UM drops plan to sell farm development rights


In a setback for Howard County's farmland preservation program, the University of Maryland has backed away from its plan to sell the government development rights to its 900-acre research farm in the heart of the county.

Ray Miller, vice chancellor for agriculture and natural resources, said yesterday that "it became very obvious that certain political forces are not interested in funds going from one governmental agency to another." He declined to elaborate.

In addition, he said, the university was informed by its lawyers that the county's farmland preservation program might place restrictions on future expansion of the university's Central Maryland Farm Research and Education Center.

John W. Musselman, administrator of the county's farmland preservation program, said he was disappointed with the university's decision.
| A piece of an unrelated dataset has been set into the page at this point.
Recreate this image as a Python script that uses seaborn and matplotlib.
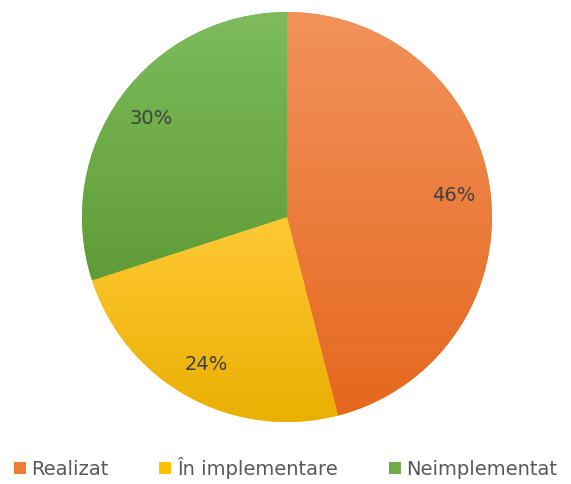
import numpy as np
import matplotlib
matplotlib.use("Agg")
import matplotlib.pyplot as plt
import seaborn as sns
from matplotlib.colors import LinearSegmentedColormap
from matplotlib.patches import Patch

categories = ["Realizat", "În implementare", "Neimplementat"]
values = [46, 24, 30]
colors_top = ["#F2925C", "#FFC935", "#7DBB5C"]
colors_bot = ["#E5681D", "#E9AE00", "#5E9D35"]
colors_mid = ["#ED7D31", "#FFC000", "#70AD47"]

sns.set_theme(style="white")
plt.rcParams['font.family'] = ['DejaVu Sans']

fig = plt.figure(figsize=(5.71, 4.84), dpi=100)
ax = fig.add_axes([0.1436, 0.1281, 0.718, 0.847])

wedges, texts, autotexts = ax.pie(
    values, colors=colors_mid, startangle=90, counterclock=False,
    autopct=lambda p: f"{p:.0f}%", pctdistance=0.82,
    wedgeprops=dict(linewidth=0), textprops=dict(color="#404040", fontsize=14))
ax.set_xlim(-1, 1)
ax.set_ylim(-1, 1)
ax.set_aspect("equal")
ax.axis("off")

grad = np.linspace(1, 0, 256).reshape(-1, 1)
fig.canvas.draw()
for w, ct, cb in zip(wedges, colors_top, colors_bot):
    verts = w.get_path().vertices
    ymin, ymax = verts[:, 1].min(), verts[:, 1].max()
    cmap = LinearSegmentedColormap.from_list("g", [cb, ct])
    im = ax.imshow(grad, cmap=cmap, extent=[-1, 1, ymin, ymax], origin="upper",
                   aspect="auto", zorder=w.get_zorder() + 0.1)
    im.set_clip_path(w)
for t in autotexts:
    t.set_zorder(10)
ax.set_xlim(-1, 1)
ax.set_ylim(-1, 1)

handles = [Patch(facecolor=c, edgecolor="none") for c in colors_mid]
fig.legend(handles, categories, loc="center", bbox_to_anchor=(0.5, 0.033),
           ncol=3, frameon=False, fontsize=14, handlelength=0.62, handleheight=0.62,
           handletextpad=0.3, columnspacing=2.6, labelcolor="#595959",
           borderpad=0, borderaxespad=0)

fig.savefig("out.png", dpi=100)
The county was to buy the development rights to the farm for an estimated $20 million, which would have been paid to the university over 30 years.

"The university's central farm is a key part of the county's goal to preserve 30,000 acres of farmland, because it is in the heart of the county," Mr. Musselman said.
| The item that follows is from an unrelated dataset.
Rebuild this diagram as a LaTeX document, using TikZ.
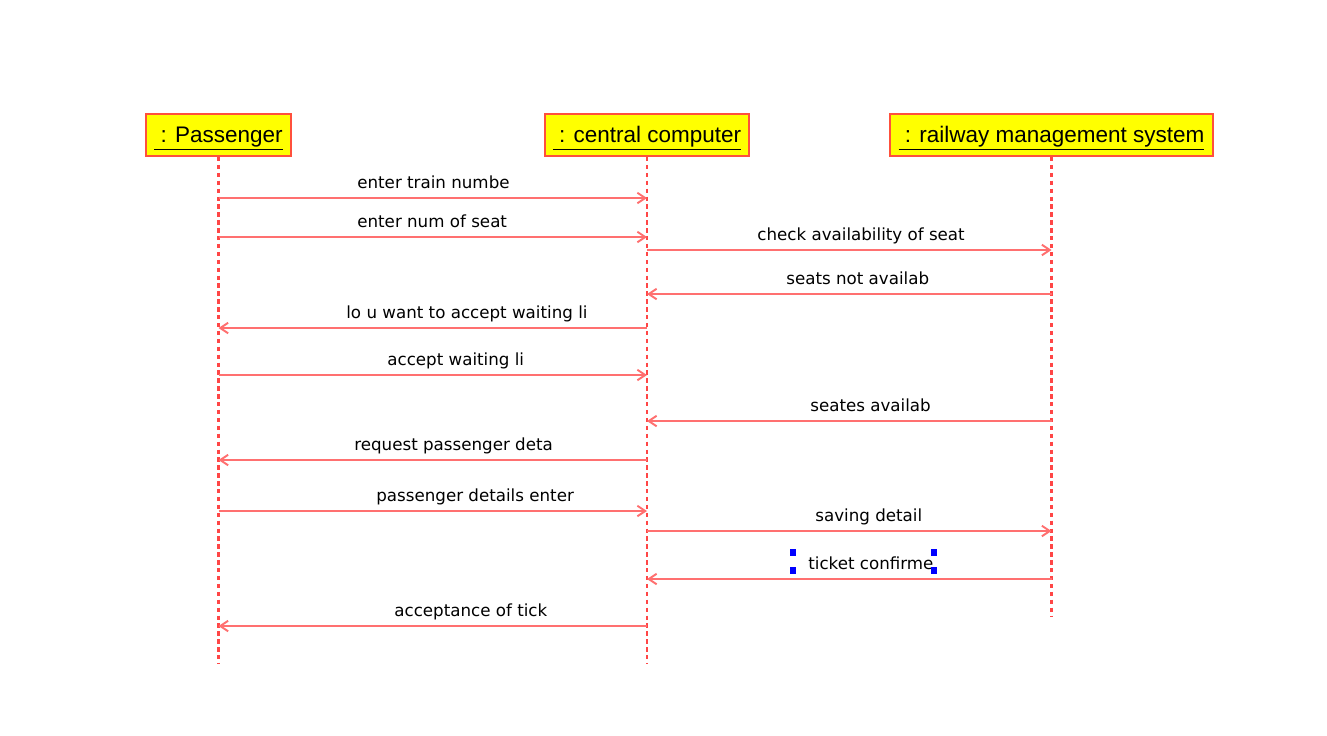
\documentclass[tikz,border=0pt]{standalone}
\usepackage{fontspec}
\setmainfont{Liberation Sans}
\newfontfamily\msgfont{DejaVu Sans}
\usetikzlibrary{arrows.meta}
\definecolor{lineRed}{RGB}{255,112,112}
\definecolor{lifeRed}{RGB}{255,70,70}
\definecolor{boxRed}{RGB}{255,80,60}
\definecolor{objYellow}{RGB}{255,255,0}
\definecolor{selBlue}{RGB}{0,0,255}

\begin{document}
\begin{tikzpicture}[
    x=0.02cm, y=-0.02cm,
    obj/.style={rectangle, draw=boxRed, fill=objYellow, line width=1.1pt, minimum height=0.84cm, inner sep=0pt, text height=0.4cm, text depth=0.12cm, font=\fontsize{12.8}{14}\selectfont},
    lifeline/.style={draw=lifeRed, line width=1.3pt, dash pattern=on 2.5pt off 2pt},
    msg/.style={draw=lineRed, line width=1.1pt, -{Straight Barb[length=4.5pt,width=6pt]}},
    lbl/.style={font=\msgfont\fontsize{9.5}{11}\selectfont, anchor=base west, inner sep=0pt},
    handle/.style={rectangle, fill=selBlue, minimum width=0.11cm, minimum height=0.14cm, inner sep=0pt}
]
    \useasboundingbox (0,0) rectangle (1327,735);

    % Objects
    \node[obj, minimum width=2.9cm] (pass) at (218.5,135) {\underline{\ : Passenger}};
    \node[obj, minimum width=4.08cm] (cc) at (647,135) {\underline{\ : central computer}};
    \node[obj, minimum width=6.46cm] (rms) at (1051.5,135) {\underline{\ : railway management system}};

    % Lifelines
    \coordinate (passEnd) at (pass.south |- 0,663);
    \coordinate (ccEnd) at (cc.south |- 0,663);
    \coordinate (rmsEnd) at (rms.south |- 0,617);
    \draw[lifeline] (pass.south) -- (passEnd);
    \draw[lifeline] (cc.south) -- (ccEnd);
    \draw[lifeline] (rms.south) -- (rmsEnd);

    % Messages
    \draw[msg] (pass |- 0,198) -- (cc |- 0,198);
    \node[lbl] (l1) at (357,188) {enter train numbe};
    \draw[msg] (pass |- 0,237) -- (cc |- 0,237);
    \node[lbl] (l2) at (357,227) {enter num of seat};
    \draw[msg] (cc |- 0,250) -- (rms |- 0,250);
    \node[lbl] (l3) at (757,240) {check availability of seat};
    \draw[msg] (rms |- 0,294) -- (cc |- 0,294);
    \node[lbl] (l4) at (786,284) {seats not availab};
    \draw[msg] (cc |- 0,328) -- (pass |- 0,328);
    \node[lbl] (l5) at (346,318) {lo u want to accept waiting li};
    \draw[msg] (pass |- 0,375) -- (cc |- 0,375);
    \node[lbl] (l6) at (387,365) {accept waiting li};
    \draw[msg] (rms |- 0,421) -- (cc |- 0,421);
    \node[lbl] (l7) at (810,411) {seates availab};
    \draw[msg] (cc |- 0,460) -- (pass |- 0,460);
    \node[lbl] (l8) at (354,450) {request passenger deta};
    \draw[msg] (pass |- 0,511) -- (cc |- 0,511);
    \node[lbl] (l9) at (376,501) {passenger details enter};
    \draw[msg] (cc |- 0,531) -- (rms |- 0,531);
    \node[lbl] (l10) at (815,521) {saving detail};
    \draw[msg] (rms |- 0,579) -- (cc |- 0,579);
    \node[lbl] (l11) at (808,569) {ticket confirme};
    \draw[msg] (cc |- 0,626) -- (pass |- 0,626);
    \node[lbl] (l12) at (394,616) {acceptance of tick};

    % Selection handles
    \node[handle] (h1) at (793,552) {};
    \node[handle] (h2) at (793,570) {};
    \node[handle] (h3) at (934,552) {};
    \node[handle] (h4) at (934,570) {};
\end{tikzpicture}
\end{document}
However, he said he was confident the university might reconsider sometime in the future, adding that he believed that the preservation program would not restrict future farm-related expansion plans by the university.
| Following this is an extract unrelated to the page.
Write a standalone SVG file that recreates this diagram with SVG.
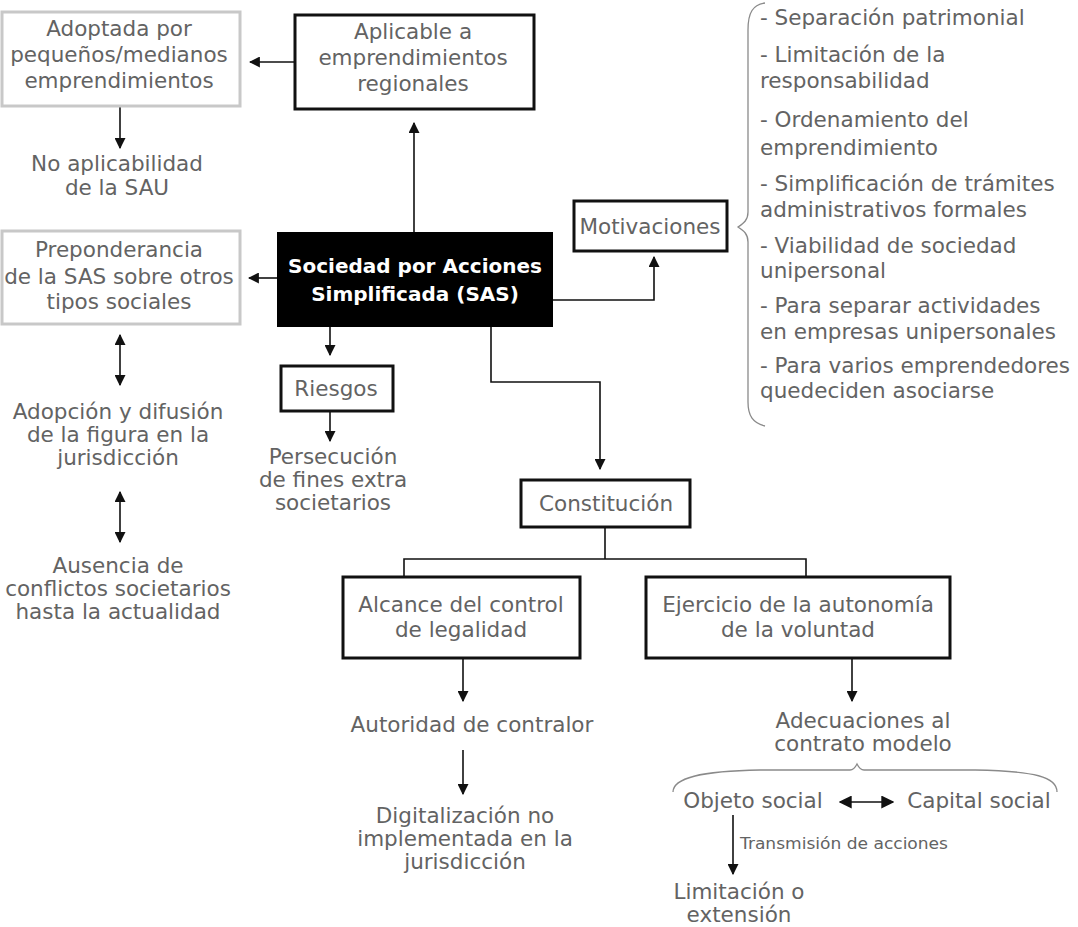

Despite the decision to back off from selling the development rights, the university has "no plans in developing the farm," said Mr. Miller. "We have a sizable investment in the dairy operation there."

The university's farm is located on both sides of Homewood and Folly Quarter roads in the Glenelg area. In addition to being in the heart of the county, it is a key parcel for farm preservation because it is in a "greenbelt" area under the county's new 20-year General Plan for growth.

In addition, farmland preservationists want to avoid the fate that befell the university's horse farm at Route 108 and Old Montgomery Road in the eastern end of the county, which became penned in by development and has been sold off in parcels.

The county's farmland preservation program owns the development rights to 10,170 acres and is negotiating to buy about 2,500 additional acres.